With no artefacts as a guide, we need to read his works and make our own connections to get glimpses of Horace in Rome. In his first work, Satire I, published in 35 BC, he conjures up an image of himself as a boy brought to Rome from Venusia (Venosa) in Apulia by his freedman father, an auctioneers assistant, a poor man with a few / scraggy acres (Satire I. 6. 71-2, tr. Niall Rudd), whose main aim was to give his promising son an excellent formal education. His sturdy countryman father undertook Horaces moral education himself. With humorous common sense (a tone that Horace adopted for his satires), he would point out to the boy, the foolish spendthrifts and adulterers they passed on the streets as examples not to be followed.

That Horace did not always take his fathers advice to avoid squalid sex is clear from the Epodes (published in 30 BC), a young mans work, full of erotic anger and longings. To Maecenas, the eccentric statesman, rich patron and friend, who had presented him with a comfortable country estate (near present-day Licenza) so he could devote himself to poetry, he complains that love prevents him from writing:

Why this lassitude spreading through my senses / numbing all memory / as if down my parched throat I had poured / a cup bringing Lethean sleep?

(Epodes 14. 1-4)

Roughly 1,850 years later, Horaces lines inspired Keats in the opening of Ode to a Nightingale:

My heart aches, and a drowsy numbness pains / My sense

This is probably the most famous ode in English poetry, one proof among many of Horaces influence, over centuries, on lyric verse. (Does Horaces shade visit the tomb of Keats near Cestius pyramid, erected the year Horace died?)

The Epodes also reflect the fear and turmoil in the Roman world as, in the course of 40-30 BC, relations worsened between Octavian (later Augustus) and Antony, who was embroiled with Cleopatra. In the very first lines Horace salutes Maecenas who is off to support Octavian:

Youre venturing, dear friend, in light galleys / against tall,

heavy enemy ships

(Epodes 1. 1-2)

A bas-relief in the section of classical sculpture in the Vatican Museums gives some idea of a light galley, with Egypt and Cleopatra? suggested by the crocodile at the lower left. It was in such a galley that Cleopatra (finally defeated in 31 BC) was to be conveyed to Rome. But she,

even braver now she chose to die, defied / the rough sailors

who were to take her, a fallen queen, / to be paraded in a haughty

triumph / too proud a woman to eat dust.

(Odes 1. 37. 29-32)

This tribute to Cleopatra, earlier evoked as crazed, drunk with delusions, appears in Odes I-III (23 BC). Horace considered these his masterpiece, since with the help of the muses, always gratefully acknowledged, he had produced original, musical verse by adapting Greek metres to grave, laconic Latin. Polyhymnia is one of the muses mentioned and it is pleasant to think that Horace knew the statue, thought to be of her, now in the Montemartini Museum in Rome. Leaning on a rock pillar, she supports her small, eager yet pensive face on her right hand, her wavy hair tied back in a knot, a hairstyle Horace appreciated and which could symbolise his verse: elegant, dense, restrained.
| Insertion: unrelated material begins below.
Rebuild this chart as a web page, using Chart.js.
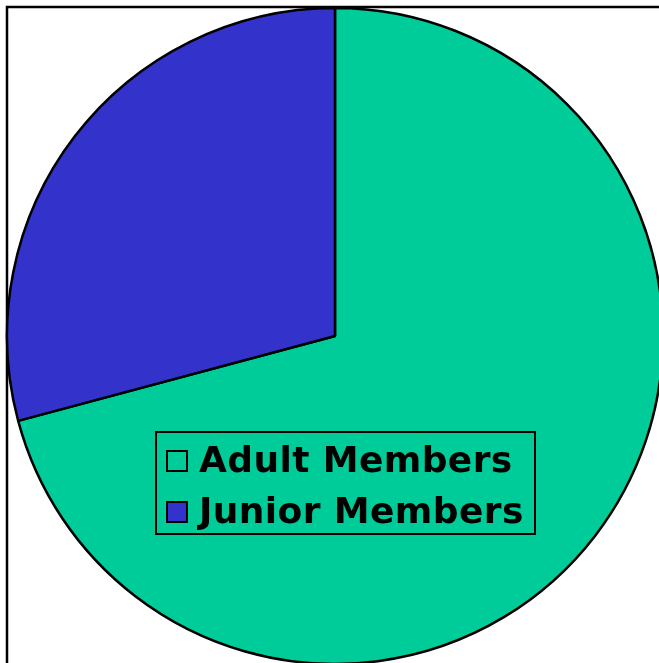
<!DOCTYPE html>
<html lang="en">
<head>
  <meta charset="UTF-8">
  <title>Membership</title>
  <script src="https://cdn.jsdelivr.net/npm/chart.js"></script>
  <style>
    html, body { margin: 0; padding: 0; background: #fff; overflow: hidden; }
    canvas { display: block; }
  </style>
</head>
<body>
  <canvas id="membersChart" width="659" height="663"></canvas>
  <script>
    const categories = ['Adult Members', 'Junior Members'];
    const members = [1700, 700];
    const sliceColors = ['#00CC99', '#3333CC'];

    // thin frame along the top and left edge of the plot
    const framePlugin = {
      id: 'frame',
      beforeDraw(chart) {
        const ctx = chart.ctx;
        ctx.save();
        ctx.strokeStyle = '#000';
        ctx.lineWidth = 2.5;
        ctx.beginPath();
        ctx.moveTo(7, chart.height);
        ctx.lineTo(7, 7);
        ctx.lineTo(chart.width, 7);
        ctx.stroke();
        ctx.restore();
      }
    };

    // boxed legend drawn over the pie
    const boxLegend = {
      id: 'boxLegend',
      afterDraw(chart) {
        const ctx = chart.ctx;
        const colors = chart.data.datasets[0].backgroundColor;
        ctx.save();
        ctx.fillStyle = sliceColors[0];
        ctx.fillRect(156, 432, 379, 102);
        ctx.strokeStyle = '#000';
        ctx.lineWidth = 2;
        ctx.strokeRect(156, 432, 379, 102);

        ctx.font = 'bold 36px "DejaVu Sans", Verdana, sans-serif';
        ctx.letterSpacing = '0.4px';
        ctx.textBaseline = 'alphabetic';
        chart.data.labels.forEach((label, i) => {
          const base = 472 + i * 51;
          ctx.fillStyle = colors[i];
          ctx.fillRect(167, base - 21, 20, 20);
          ctx.lineWidth = 2;
          ctx.strokeStyle = '#000';
          ctx.strokeRect(167, base - 21, 20, 20);
          ctx.fillStyle = '#000';
          ctx.fillText(label, 199, base);
        });
        ctx.restore();
      }
    };

    new Chart(document.getElementById('membersChart'), {
      type: 'pie',
      data: {
        labels: categories,
        datasets: [{
          data: members,
          backgroundColor: sliceColors,
          borderColor: '#000',
          borderWidth: 2.5,
          clip: false
        }]
      },
      options: {
        responsive: false,
        animation: false,
        events: [],
        radius: 328,
        layout: { padding: { left: 11, top: 9, right: 0, bottom: 0 } },
        plugins: {
          legend: { display: false },
          tooltip: { enabled: false }
        }
      },
      plugins: [framePlugin, boxLegend]
    });
  </script>
</body>
</html>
These were qualities particularly savoured by Maecenas and his circle, who probably heard these odes (also Odes IV and the Epistles) read in Maecenas auditorium in present-day Largo Leopardi in Via Merulana (whether or not Horace, a reluctant reader, read the odes and whether this was indeed an auditorium, as the stepped rows suggest, or a summer dining-room, are open-ended questions). They would also have savoured his finely-balanced tone with its wit, humour, wry wisdom, mockery, muted tenderness, quick shifts, ironies and ambivalences, as he treats of poetry, wine, friendship, love, death, Roman affairs and how to live in an uncertain world. Spending more time on his farm, Horace urges his patron Maecenas to be less of a workaholic, visit him, leave behind these luxurious surroundings, forget the smoke and wealth and noise of Rome and remember:

That man will lead a happy life / and be the master of himself who at each days close / can say, Today I have lived.

(Odes III. 29. 12; 41-3)

Dying a few weeks after Maecenas, Horace was buried near him, not far from the alleged auditorium in Largo Leopardi. No tomb, no memorial remains, just the work still available.